● OBJECTIVE: Within the entries below, please return exactly the lines from the one with "Reproduce this chart" through the one with "plt.rcParams['font.family'] = ['Liberation", leaving out any pictures.

● LISTING:
>> begin
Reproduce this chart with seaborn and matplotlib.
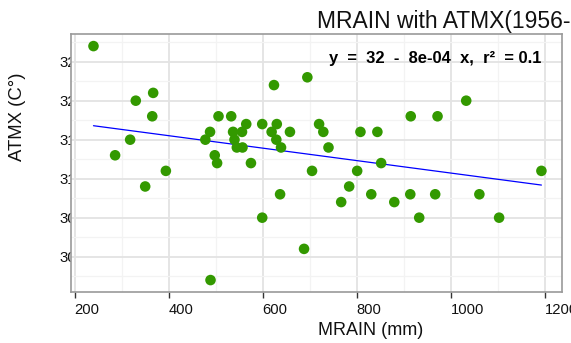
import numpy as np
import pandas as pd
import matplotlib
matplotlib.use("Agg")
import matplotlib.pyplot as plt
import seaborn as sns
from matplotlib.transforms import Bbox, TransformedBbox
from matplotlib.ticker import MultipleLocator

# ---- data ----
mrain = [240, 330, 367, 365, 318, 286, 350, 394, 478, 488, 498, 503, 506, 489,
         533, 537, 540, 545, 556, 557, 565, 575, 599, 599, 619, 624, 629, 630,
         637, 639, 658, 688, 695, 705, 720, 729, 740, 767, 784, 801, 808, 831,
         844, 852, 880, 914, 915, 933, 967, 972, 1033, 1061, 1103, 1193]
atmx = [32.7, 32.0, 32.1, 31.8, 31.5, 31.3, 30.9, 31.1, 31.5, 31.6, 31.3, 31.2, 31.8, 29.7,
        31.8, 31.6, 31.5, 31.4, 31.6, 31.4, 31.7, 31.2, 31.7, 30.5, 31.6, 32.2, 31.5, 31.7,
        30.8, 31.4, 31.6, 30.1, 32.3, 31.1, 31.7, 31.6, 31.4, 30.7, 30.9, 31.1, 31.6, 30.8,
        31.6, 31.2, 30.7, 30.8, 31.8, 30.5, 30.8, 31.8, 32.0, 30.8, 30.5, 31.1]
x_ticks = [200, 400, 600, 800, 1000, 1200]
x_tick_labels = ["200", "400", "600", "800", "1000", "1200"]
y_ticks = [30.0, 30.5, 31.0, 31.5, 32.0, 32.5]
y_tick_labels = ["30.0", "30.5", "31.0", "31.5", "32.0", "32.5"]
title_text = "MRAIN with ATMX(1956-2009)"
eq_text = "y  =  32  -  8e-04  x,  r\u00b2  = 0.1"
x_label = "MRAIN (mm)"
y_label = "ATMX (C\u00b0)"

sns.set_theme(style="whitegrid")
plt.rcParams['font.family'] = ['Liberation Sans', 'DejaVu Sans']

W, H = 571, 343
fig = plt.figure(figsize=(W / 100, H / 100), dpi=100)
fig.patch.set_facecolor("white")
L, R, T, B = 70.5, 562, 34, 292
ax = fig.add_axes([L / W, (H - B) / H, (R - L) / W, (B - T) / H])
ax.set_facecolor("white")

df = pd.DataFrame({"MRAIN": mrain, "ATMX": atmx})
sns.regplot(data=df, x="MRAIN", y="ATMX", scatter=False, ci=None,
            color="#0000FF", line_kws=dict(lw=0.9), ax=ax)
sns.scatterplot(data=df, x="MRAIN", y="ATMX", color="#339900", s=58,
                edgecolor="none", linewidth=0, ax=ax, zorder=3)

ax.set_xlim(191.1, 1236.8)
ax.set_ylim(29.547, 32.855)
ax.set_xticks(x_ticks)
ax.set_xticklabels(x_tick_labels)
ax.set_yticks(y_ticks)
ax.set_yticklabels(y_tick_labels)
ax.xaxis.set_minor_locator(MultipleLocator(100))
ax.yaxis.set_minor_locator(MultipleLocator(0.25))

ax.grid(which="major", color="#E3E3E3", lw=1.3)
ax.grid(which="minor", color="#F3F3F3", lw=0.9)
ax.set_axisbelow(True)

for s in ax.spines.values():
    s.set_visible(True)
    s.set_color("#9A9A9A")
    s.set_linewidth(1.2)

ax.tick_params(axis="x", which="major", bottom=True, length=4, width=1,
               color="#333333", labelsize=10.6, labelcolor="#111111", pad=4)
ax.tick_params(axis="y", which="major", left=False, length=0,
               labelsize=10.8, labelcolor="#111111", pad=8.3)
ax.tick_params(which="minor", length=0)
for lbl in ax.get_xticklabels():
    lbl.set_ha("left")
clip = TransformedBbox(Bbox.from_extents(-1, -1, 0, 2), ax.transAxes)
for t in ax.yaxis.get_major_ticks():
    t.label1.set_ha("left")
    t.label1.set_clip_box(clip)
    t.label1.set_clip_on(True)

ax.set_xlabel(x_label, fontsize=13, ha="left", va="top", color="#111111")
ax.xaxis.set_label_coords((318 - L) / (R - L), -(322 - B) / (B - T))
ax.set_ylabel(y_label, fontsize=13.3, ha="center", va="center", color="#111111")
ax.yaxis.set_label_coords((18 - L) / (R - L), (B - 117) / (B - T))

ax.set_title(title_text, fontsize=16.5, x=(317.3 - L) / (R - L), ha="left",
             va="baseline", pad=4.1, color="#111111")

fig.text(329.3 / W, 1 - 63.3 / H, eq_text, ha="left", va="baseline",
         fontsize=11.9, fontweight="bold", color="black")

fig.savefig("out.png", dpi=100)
>> end
>> begin
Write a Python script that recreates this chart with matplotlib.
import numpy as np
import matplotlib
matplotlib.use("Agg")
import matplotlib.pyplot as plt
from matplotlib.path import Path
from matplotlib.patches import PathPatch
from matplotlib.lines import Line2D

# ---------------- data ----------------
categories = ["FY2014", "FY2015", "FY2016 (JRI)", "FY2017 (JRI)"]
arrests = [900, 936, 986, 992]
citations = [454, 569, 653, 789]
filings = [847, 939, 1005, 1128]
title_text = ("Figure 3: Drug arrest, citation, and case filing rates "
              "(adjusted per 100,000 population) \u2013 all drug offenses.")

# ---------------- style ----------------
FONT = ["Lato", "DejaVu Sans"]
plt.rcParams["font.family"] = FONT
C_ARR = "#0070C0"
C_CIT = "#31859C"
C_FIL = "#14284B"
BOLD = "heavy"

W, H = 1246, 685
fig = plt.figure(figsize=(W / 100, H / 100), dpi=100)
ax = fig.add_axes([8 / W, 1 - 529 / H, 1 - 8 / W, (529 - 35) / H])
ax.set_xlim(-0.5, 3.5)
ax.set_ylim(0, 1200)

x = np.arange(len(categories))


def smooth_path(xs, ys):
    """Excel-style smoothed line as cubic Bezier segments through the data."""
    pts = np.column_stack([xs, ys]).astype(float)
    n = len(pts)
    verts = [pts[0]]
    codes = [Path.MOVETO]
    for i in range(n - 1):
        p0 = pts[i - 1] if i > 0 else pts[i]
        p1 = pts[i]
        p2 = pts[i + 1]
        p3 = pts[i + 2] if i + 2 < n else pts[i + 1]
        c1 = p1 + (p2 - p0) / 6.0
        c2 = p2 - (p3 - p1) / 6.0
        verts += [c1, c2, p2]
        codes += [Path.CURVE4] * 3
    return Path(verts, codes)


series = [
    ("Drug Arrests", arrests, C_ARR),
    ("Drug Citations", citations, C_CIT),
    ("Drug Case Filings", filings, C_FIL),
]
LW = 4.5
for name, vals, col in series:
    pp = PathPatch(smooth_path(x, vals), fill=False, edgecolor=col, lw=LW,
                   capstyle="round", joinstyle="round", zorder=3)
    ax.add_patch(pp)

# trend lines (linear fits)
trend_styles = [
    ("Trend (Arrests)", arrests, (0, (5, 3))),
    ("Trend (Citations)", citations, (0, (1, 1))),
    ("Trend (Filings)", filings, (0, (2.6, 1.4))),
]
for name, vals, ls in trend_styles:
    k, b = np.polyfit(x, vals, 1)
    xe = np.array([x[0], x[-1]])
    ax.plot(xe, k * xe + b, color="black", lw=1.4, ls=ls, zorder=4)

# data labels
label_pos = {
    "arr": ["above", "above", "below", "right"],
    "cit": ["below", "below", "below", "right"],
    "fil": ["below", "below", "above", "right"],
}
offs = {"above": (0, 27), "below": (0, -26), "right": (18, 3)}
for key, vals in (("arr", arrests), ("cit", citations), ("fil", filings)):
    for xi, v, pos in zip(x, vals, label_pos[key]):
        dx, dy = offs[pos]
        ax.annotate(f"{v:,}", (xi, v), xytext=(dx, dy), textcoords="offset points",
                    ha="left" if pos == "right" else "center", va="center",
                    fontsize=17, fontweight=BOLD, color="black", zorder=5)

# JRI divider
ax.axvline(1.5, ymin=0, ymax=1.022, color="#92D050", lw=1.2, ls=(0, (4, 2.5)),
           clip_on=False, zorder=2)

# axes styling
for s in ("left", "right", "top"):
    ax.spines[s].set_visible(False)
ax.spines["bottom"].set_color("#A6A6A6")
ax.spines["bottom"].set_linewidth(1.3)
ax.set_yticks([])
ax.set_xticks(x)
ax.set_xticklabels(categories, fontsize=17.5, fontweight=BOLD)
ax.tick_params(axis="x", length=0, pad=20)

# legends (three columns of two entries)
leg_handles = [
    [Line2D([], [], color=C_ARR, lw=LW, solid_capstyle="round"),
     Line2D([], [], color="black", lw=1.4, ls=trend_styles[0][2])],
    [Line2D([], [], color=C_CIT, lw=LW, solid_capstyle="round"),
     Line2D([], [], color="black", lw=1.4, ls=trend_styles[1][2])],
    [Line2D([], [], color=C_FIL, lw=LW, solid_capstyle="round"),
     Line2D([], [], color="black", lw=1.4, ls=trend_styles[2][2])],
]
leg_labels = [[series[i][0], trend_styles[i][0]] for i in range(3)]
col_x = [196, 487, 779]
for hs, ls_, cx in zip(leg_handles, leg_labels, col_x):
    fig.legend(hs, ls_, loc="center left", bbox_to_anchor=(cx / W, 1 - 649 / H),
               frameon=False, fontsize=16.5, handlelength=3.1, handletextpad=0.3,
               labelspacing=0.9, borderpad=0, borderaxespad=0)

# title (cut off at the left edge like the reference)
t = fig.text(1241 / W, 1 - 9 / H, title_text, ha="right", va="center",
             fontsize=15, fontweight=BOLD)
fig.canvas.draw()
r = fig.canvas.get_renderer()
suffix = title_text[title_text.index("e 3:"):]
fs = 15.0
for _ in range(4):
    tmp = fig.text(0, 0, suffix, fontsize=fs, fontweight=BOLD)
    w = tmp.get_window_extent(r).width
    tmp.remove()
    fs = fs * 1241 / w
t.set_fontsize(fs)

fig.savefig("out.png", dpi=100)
>> end
>> begin
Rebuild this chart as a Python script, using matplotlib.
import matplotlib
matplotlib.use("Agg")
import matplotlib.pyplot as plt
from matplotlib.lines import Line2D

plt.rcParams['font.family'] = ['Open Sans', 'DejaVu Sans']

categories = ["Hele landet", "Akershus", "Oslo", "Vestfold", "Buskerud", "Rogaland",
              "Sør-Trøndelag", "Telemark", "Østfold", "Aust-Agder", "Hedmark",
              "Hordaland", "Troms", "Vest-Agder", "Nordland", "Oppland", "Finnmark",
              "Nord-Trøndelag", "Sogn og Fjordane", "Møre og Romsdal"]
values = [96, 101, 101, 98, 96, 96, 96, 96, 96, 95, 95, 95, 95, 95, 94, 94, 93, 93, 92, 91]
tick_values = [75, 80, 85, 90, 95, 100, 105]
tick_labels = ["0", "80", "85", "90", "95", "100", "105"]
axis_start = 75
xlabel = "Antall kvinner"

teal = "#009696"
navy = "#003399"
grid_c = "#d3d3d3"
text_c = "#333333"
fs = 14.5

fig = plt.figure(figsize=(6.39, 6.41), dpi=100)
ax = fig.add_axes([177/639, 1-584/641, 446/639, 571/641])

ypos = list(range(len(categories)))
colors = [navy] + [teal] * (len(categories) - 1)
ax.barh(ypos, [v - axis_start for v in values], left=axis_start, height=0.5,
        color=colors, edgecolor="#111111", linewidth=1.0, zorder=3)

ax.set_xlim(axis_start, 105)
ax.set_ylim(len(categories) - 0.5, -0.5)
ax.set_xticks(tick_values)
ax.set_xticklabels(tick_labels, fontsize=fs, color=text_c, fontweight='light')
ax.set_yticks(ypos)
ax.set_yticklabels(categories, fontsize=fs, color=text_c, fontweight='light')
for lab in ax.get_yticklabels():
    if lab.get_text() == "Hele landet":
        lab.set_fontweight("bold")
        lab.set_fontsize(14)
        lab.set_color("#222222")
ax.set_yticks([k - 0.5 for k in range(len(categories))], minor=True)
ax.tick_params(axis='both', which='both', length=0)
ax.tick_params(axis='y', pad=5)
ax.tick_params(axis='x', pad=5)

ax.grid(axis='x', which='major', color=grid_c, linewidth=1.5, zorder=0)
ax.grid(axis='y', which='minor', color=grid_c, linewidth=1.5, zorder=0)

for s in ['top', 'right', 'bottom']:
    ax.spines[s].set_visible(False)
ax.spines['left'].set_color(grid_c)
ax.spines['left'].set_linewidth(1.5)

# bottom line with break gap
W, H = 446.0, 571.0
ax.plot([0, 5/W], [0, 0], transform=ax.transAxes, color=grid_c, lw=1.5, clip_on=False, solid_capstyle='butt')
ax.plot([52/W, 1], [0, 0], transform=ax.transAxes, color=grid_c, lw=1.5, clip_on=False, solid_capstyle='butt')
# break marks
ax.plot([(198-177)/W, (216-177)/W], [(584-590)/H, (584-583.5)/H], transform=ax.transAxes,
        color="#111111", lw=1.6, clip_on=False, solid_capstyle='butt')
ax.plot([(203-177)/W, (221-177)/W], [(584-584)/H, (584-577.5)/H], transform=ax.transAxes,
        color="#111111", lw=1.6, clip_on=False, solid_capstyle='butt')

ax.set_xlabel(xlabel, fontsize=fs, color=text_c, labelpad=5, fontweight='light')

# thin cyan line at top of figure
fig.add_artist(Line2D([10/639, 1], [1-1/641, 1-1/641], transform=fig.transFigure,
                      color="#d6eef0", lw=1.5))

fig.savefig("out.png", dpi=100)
>> end
● ANSWER TO THE EXERCISE:
Reproduce this chart with seaborn and matplotlib.
import numpy as np
import pandas as pd
import matplotlib
matplotlib.use("Agg")
import matplotlib.pyplot as plt
import seaborn as sns
from matplotlib.transforms import Bbox, TransformedBbox
from matplotlib.ticker import MultipleLocator

# ---- data ----
mrain = [240, 330, 367, 365, 318, 286, 350, 394, 478, 488, 498, 503, 506, 489,
         533, 537, 540, 545, 556, 557, 565, 575, 599, 599, 619, 624, 629, 630,
         637, 639, 658, 688, 695, 705, 720, 729, 740, 767, 784, 801, 808, 831,
         844, 852, 880, 914, 915, 933, 967, 972, 1033, 1061, 1103, 1193]
atmx = [32.7, 32.0, 32.1, 31.8, 31.5, 31.3, 30.9, 31.1, 31.5, 31.6, 31.3, 31.2, 31.8, 29.7,
        31.8, 31.6, 31.5, 31.4, 31.6, 31.4, 31.7, 31.2, 31.7, 30.5, 31.6, 32.2, 31.5, 31.7,
        30.8, 31.4, 31.6, 30.1, 32.3, 31.1, 31.7, 31.6, 31.4, 30.7, 30.9, 31.1, 31.6, 30.8,
        31.6, 31.2, 30.7, 30.8, 31.8, 30.5, 30.8, 31.8, 32.0, 30.8, 30.5, 31.1]
x_ticks = [200, 400, 600, 800, 1000, 1200]
x_tick_labels = ["200", "400", "600", "800", "1000", "1200"]
y_ticks = [30.0, 30.5, 31.0, 31.5, 32.0, 32.5]
y_tick_labels = ["30.0", "30.5", "31.0", "31.5", "32.0", "32.5"]
title_text = "MRAIN with ATMX(1956-2009)"
eq_text = "y  =  32  -  8e-04  x,  r\u00b2  = 0.1"
x_label = "MRAIN (mm)"
y_label = "ATMX (C\u00b0)"

sns.set_theme(style="whitegrid")
plt.rcParams['font.family'] = ['Liberation Sans', 'DejaVu Sans']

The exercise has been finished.